Also featured at the Orange County Register
The governor and the Democrats who control the state Legislature are doing their level best these days to convince us that they are reforming California government enough to justify voters approving a $47 billion increase in income and sales taxes. The governor's reforms, which he continues to cite, include cutting cell phones and take-home vehicles for state workers, along with some minor tweaks and trimming of some state government agencies and boards.
But the governor and legislative Democrats continue to ignore the elephant in the room: The skyrocketing costs of public employee pensions. The governor has had many chances to push for the 12-point public pension reform plan, which he outlined last year and which legislative Republicans introduced in bill form earlier this year. But he has failed to act.
With the passing of the deadline to place pension reform on the ballot, the governor missed a golden opportunity to bring about changes and reforms that voters have been demanding. These are the same pension reforms that legislative Democrats have kept bottled up in committee, refusing a discussion or a vote.
What happened to the governor's call for public-employee pension reform?
Instead of reading about actions that the governor is taking to bring about badly needed reform and save money, voters are instead treated to daily news stories about rising pay for California State University presidents and a never-ending rise in tuition at state universities.
Instead of reading about the governor taking action to end systemic abuses in our public pension system, we instead read headlines about unauthorized vacation buyouts at the California Department of Parks and Recreation.
The governor is choosing, instead, to champion his $47 billion tax hike, while ignoring reports that the California Public Employees' Retirement System earned just 1 percent on its investments during the 2011-12. That's not even close to the 7.75 percent CalPERS projected.
Even after describing his pension reform plan as a "minimum," the governor hasn't pushed legislative Democrats once to implement his reforms or take any concrete action to control spiraling costs. Every delay is costing taxpayer money. Our current public employee pensions systems are simply unsustainable. The governor's own Department of Finance says pension costs will consume $4.8 billion of state spending during the current budget year, and that amount will only continue to grow.
Without any reform, the growing costs of public pensions will place an even greater threat on funding core services such as schools, transportation, public safety, health care and programs to help the disabled and elderly.
The governor remains focused on trying to solve every problem with higher taxes and continued spending.
Voters in San Jose and San Diego have already overwhelmingly voted to reform their own public pension plans.
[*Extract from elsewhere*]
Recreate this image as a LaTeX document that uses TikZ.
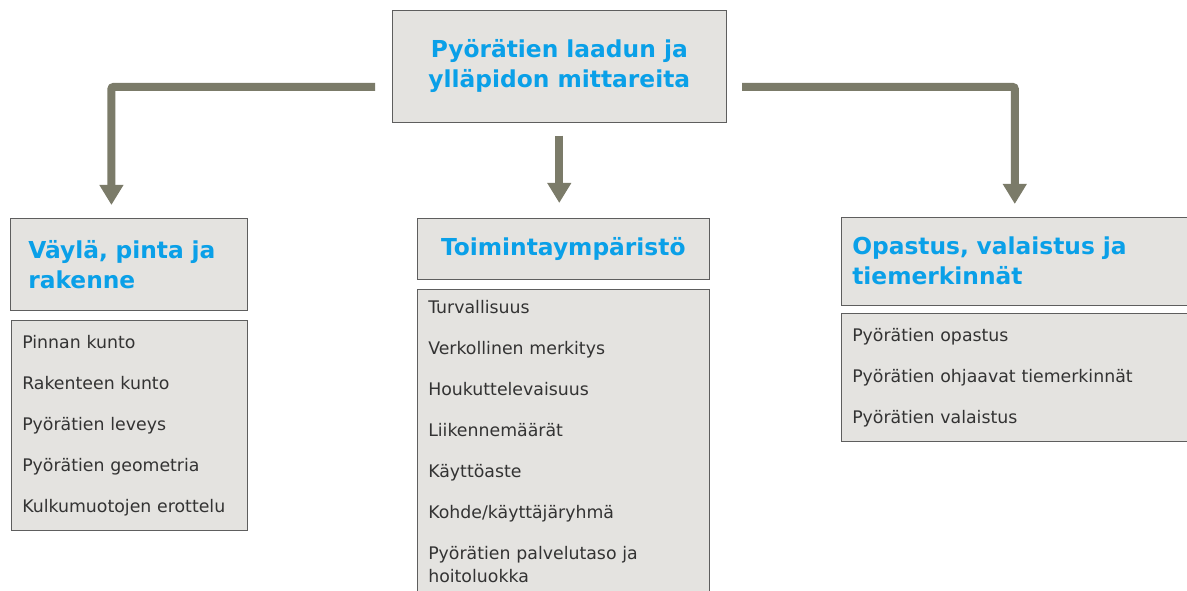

There is a desire for reform and change. Cities like San Bernardino, Stockton and Vallejo are drowning in so much red ink, in part from unsustainable benefits, that they've been forced into bankruptcy.
Getting people back to work into true tax-producing jobs will do more to balance the budget than a $47 billion tax hike. While the governor should be commended for taking cost cutting actions such as confiscating cell phones from state employees, it's not enough. Far more can be done to save taxpayer money.
Absent these real reforms why should we trust government with another dime of our money?